— START OF DATA SUPPLIED —

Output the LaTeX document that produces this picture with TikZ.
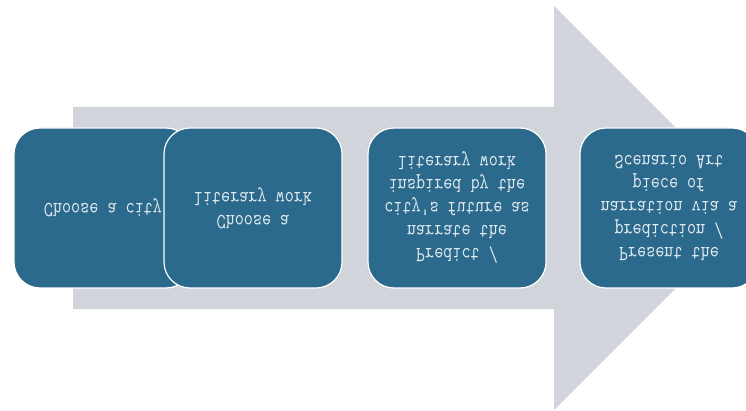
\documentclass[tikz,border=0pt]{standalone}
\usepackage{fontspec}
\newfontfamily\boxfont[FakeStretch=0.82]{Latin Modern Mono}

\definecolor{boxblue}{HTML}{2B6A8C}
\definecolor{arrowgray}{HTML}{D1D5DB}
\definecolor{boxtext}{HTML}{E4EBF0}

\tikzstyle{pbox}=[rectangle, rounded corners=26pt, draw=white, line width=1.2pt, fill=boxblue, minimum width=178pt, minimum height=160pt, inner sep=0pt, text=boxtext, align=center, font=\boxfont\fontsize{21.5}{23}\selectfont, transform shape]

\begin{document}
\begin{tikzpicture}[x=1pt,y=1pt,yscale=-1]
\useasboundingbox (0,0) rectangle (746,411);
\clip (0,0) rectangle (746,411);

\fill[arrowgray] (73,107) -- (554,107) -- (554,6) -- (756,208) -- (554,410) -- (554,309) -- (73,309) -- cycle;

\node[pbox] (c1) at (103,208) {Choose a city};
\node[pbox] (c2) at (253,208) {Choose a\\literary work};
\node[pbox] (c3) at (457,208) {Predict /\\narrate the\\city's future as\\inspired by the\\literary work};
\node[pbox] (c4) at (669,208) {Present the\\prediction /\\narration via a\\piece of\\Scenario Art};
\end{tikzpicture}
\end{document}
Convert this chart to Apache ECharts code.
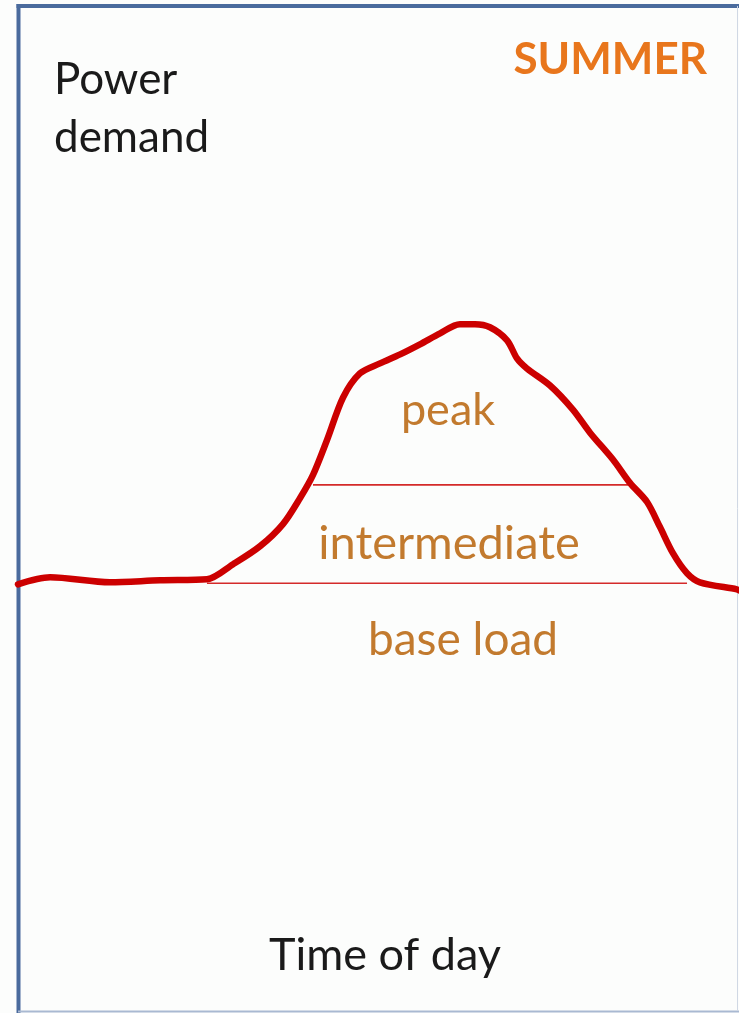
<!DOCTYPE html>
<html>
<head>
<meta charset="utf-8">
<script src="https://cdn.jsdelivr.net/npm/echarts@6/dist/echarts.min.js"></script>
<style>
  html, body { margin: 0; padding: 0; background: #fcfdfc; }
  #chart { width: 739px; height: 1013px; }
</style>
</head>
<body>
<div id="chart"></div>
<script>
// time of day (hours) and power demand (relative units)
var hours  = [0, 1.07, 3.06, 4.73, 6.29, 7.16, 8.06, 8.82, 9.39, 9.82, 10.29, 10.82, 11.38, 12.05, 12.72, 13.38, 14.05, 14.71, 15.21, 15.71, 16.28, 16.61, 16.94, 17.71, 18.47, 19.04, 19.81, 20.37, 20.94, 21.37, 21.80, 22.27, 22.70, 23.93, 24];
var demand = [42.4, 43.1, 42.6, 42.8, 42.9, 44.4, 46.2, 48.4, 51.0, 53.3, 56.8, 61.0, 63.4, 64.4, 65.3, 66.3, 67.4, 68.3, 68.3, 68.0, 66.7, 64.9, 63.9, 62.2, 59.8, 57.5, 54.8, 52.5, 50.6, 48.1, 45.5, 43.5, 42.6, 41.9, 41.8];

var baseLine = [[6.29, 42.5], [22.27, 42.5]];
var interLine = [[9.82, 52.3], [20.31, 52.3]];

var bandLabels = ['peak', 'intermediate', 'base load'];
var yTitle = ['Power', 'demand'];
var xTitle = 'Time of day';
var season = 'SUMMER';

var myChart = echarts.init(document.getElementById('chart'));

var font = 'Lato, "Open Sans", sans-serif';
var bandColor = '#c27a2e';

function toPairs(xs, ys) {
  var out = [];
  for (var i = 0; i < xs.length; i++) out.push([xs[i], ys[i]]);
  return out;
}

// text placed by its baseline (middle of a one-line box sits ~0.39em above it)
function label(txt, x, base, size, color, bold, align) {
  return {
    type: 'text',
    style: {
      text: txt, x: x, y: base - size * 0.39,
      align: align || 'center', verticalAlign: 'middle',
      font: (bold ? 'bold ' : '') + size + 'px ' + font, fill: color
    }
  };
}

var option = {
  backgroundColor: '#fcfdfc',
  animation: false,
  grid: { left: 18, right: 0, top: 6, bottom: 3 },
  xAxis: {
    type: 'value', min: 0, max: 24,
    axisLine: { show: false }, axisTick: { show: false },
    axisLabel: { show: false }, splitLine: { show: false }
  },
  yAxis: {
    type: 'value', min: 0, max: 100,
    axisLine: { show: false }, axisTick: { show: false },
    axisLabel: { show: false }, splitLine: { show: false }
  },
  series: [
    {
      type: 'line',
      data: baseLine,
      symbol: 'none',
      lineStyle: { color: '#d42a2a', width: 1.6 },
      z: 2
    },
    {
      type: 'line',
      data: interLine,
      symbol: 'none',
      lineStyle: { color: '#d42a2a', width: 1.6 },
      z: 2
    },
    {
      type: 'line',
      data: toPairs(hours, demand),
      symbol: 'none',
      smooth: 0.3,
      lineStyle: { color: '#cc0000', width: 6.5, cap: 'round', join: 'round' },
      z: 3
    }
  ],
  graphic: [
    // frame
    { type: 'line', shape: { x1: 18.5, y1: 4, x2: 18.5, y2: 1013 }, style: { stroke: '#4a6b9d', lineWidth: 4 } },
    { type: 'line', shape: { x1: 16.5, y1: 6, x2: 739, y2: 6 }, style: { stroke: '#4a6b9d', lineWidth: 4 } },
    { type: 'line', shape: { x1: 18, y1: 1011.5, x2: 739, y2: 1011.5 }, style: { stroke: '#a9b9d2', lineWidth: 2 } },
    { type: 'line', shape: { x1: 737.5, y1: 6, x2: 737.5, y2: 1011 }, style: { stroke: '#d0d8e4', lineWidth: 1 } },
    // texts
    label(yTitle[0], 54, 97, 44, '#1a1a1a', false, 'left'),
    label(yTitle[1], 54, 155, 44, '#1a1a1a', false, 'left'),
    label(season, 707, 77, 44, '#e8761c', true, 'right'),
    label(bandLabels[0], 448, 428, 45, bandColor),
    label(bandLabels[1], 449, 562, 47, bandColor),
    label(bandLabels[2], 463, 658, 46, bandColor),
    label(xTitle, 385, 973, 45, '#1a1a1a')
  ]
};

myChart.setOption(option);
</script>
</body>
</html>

— END OF DATA SUPPLIED —

▶ [EXERCISE OBJECTIVE] Your copy should match the records word for word, with the pictures removed.

▶ [ANSWER BELOW]
Output the LaTeX document that produces this picture with TikZ.
\documentclass[tikz,border=0pt]{standalone}
\usepackage{fontspec}
\newfontfamily\boxfont[FakeStretch=0.82]{Latin Modern Mono}

\definecolor{boxblue}{HTML}{2B6A8C}
\definecolor{arrowgray}{HTML}{D1D5DB}
\definecolor{boxtext}{HTML}{E4EBF0}

\tikzstyle{pbox}=[rectangle, rounded corners=26pt, draw=white, line width=1.2pt, fill=boxblue, minimum width=178pt, minimum height=160pt, inner sep=0pt, text=boxtext, align=center, font=\boxfont\fontsize{21.5}{23}\selectfont, transform shape]

\begin{document}
\begin{tikzpicture}[x=1pt,y=1pt,yscale=-1]
\useasboundingbox (0,0) rectangle (746,411);
\clip (0,0) rectangle (746,411);

\fill[arrowgray] (73,107) -- (554,107) -- (554,6) -- (756,208) -- (554,410) -- (554,309) -- (73,309) -- cycle;

\node[pbox] (c1) at (103,208) {Choose a city};
\node[pbox] (c2) at (253,208) {Choose a\\literary work};
\node[pbox] (c3) at (457,208) {Predict /\\narrate the\\city's future as\\inspired by the\\literary work};
\node[pbox] (c4) at (669,208) {Present the\\prediction /\\narration via a\\piece of\\Scenario Art};
\end{tikzpicture}
\end{document}
Convert this chart to Apache ECharts code.
<!DOCTYPE html>
<html>
<head>
<meta charset="utf-8">
<script src="https://cdn.jsdelivr.net/npm/echarts@6/dist/echarts.min.js"></script>
<style>
  html, body { margin: 0; padding: 0; background: #fcfdfc; }
  #chart { width: 739px; height: 1013px; }
</style>
</head>
<body>
<div id="chart"></div>
<script>
// time of day (hours) and power demand (relative units)
var hours  = [0, 1.07, 3.06, 4.73, 6.29, 7.16, 8.06, 8.82, 9.39, 9.82, 10.29, 10.82, 11.38, 12.05, 12.72, 13.38, 14.05, 14.71, 15.21, 15.71, 16.28, 16.61, 16.94, 17.71, 18.47, 19.04, 19.81, 20.37, 20.94, 21.37, 21.80, 22.27, 22.70, 23.93, 24];
var demand = [42.4, 43.1, 42.6, 42.8, 42.9, 44.4, 46.2, 48.4, 51.0, 53.3, 56.8, 61.0, 63.4, 64.4, 65.3, 66.3, 67.4, 68.3, 68.3, 68.0, 66.7, 64.9, 63.9, 62.2, 59.8, 57.5, 54.8, 52.5, 50.6, 48.1, 45.5, 43.5, 42.6, 41.9, 41.8];

var baseLine = [[6.29, 42.5], [22.27, 42.5]];
var interLine = [[9.82, 52.3], [20.31, 52.3]];

var bandLabels = ['peak', 'intermediate', 'base load'];
var yTitle = ['Power', 'demand'];
var xTitle = 'Time of day';
var season = 'SUMMER';

var myChart = echarts.init(document.getElementById('chart'));

var font = 'Lato, "Open Sans", sans-serif';
var bandColor = '#c27a2e';

function toPairs(xs, ys) {
  var out = [];
  for (var i = 0; i < xs.length; i++) out.push([xs[i], ys[i]]);
  return out;
}

// text placed by its baseline (middle of a one-line box sits ~0.39em above it)
function label(txt, x, base, size, color, bold, align) {
  return {
    type: 'text',
    style: {
      text: txt, x: x, y: base - size * 0.39,
      align: align || 'center', verticalAlign: 'middle',
      font: (bold ? 'bold ' : '') + size + 'px ' + font, fill: color
    }
  };
}

var option = {
  backgroundColor: '#fcfdfc',
  animation: false,
  grid: { left: 18, right: 0, top: 6, bottom: 3 },
  xAxis: {
    type: 'value', min: 0, max: 24,
    axisLine: { show: false }, axisTick: { show: false },
    axisLabel: { show: false }, splitLine: { show: false }
  },
  yAxis: {
    type: 'value', min: 0, max: 100,
    axisLine: { show: false }, axisTick: { show: false },
    axisLabel: { show: false }, splitLine: { show: false }
  },
  series: [
    {
      type: 'line',
      data: baseLine,
      symbol: 'none',
      lineStyle: { color: '#d42a2a', width: 1.6 },
      z: 2
    },
    {
      type: 'line',
      data: interLine,
      symbol: 'none',
      lineStyle: { color: '#d42a2a', width: 1.6 },
      z: 2
    },
    {
      type: 'line',
      data: toPairs(hours, demand),
      symbol: 'none',
      smooth: 0.3,
      lineStyle: { color: '#cc0000', width: 6.5, cap: 'round', join: 'round' },
      z: 3
    }
  ],
  graphic: [
    // frame
    { type: 'line', shape: { x1: 18.5, y1: 4, x2: 18.5, y2: 1013 }, style: { stroke: '#4a6b9d', lineWidth: 4 } },
    { type: 'line', shape: { x1: 16.5, y1: 6, x2: 739, y2: 6 }, style: { stroke: '#4a6b9d', lineWidth: 4 } },
    { type: 'line', shape: { x1: 18, y1: 1011.5, x2: 739, y2: 1011.5 }, style: { stroke: '#a9b9d2', lineWidth: 2 } },
    { type: 'line', shape: { x1: 737.5, y1: 6, x2: 737.5, y2: 1011 }, style: { stroke: '#d0d8e4', lineWidth: 1 } },
    // texts
    label(yTitle[0], 54, 97, 44, '#1a1a1a', false, 'left'),
    label(yTitle[1], 54, 155, 44, '#1a1a1a', false, 'left'),
    label(season, 707, 77, 44, '#e8761c', true, 'right'),
    label(bandLabels[0], 448, 428, 45, bandColor),
    label(bandLabels[1], 449, 562, 47, bandColor),
    label(bandLabels[2], 463, 658, 46, bandColor),
    label(xTitle, 385, 973, 45, '#1a1a1a')
  ]
};

myChart.setOption(option);
</script>
</body>
</html>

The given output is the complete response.